From this we can judge $f(x)$ is strictly decreasing for $x \in (0, 1)$ and strictly increasing for $x > 1$ $[1]$
Since $g'(x) = -a$ and $a > 0, \implies g'(x) < 0 \implies g(x)$ is strictly decreasing $[2]$
Comparing $[1]$ and $[2]$ we observe solutions for $\color{red}{x \in (0, 1)}$ only.
Analysing nature of solutions to $f(x) = g(x)$
We observed that $f'(x), g'(x) < 0, \text{ } x \in (0,1)$. This suggests only $1$ solution to
$$\{x\} \begin{cases} f(x) = g(x) \\ f'(x) = g'(x) \end{cases}$$
which is the point of tangency.
Now, observe $g(x) = f(x) = 1$ is always a solution of $x$ and it is regardless of $a$.

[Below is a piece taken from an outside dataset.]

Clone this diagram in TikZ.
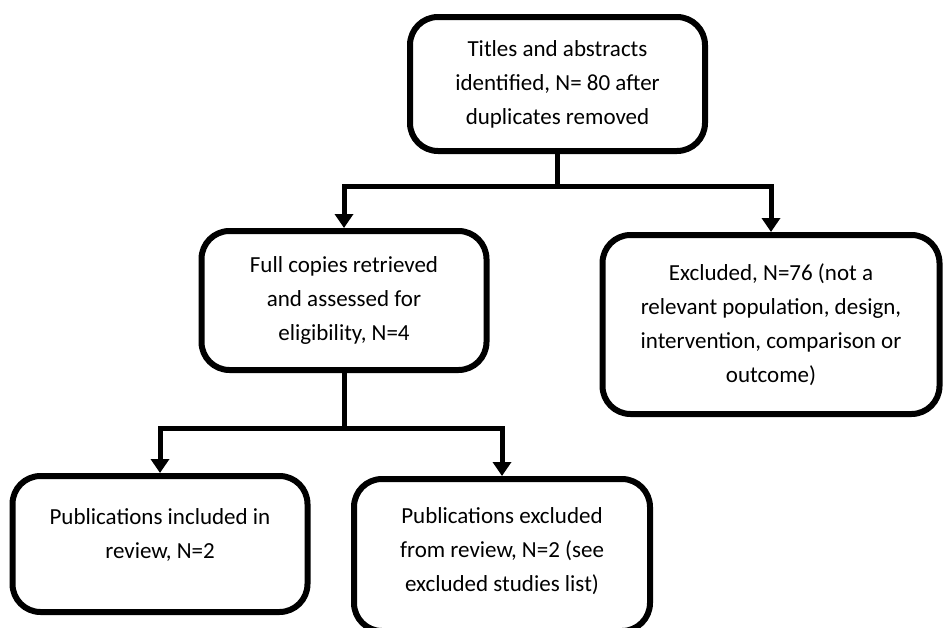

Hence, $\exists\{x_T, a_T\}$ such that $f(x_T) = g(x_T) = 1$ and $f'(x_T) = g'(x_T)$ and $\{x_T, a_T\}$ is the only set of tangent solution, with $x_T = \frac{1}{a_T}$
Therefore,
$$f'(\frac{1}{a}) = g'(\frac{1}{a})$$ $$\frac{2\ln{\frac{1}{a}}}{\frac{1}{a}\big(\ln{a}\big)^2} = -a$$ $$-\frac{2\ln{a}}{\big(\ln{a}\big)^2} = -1$$ $$\frac{2}{\ln{a}} = 1$$ $$\therefore a = e^2 \text{ and } x = \frac{1}{e^2} = e^{-2} \in (0, 1) \text{ as required }$$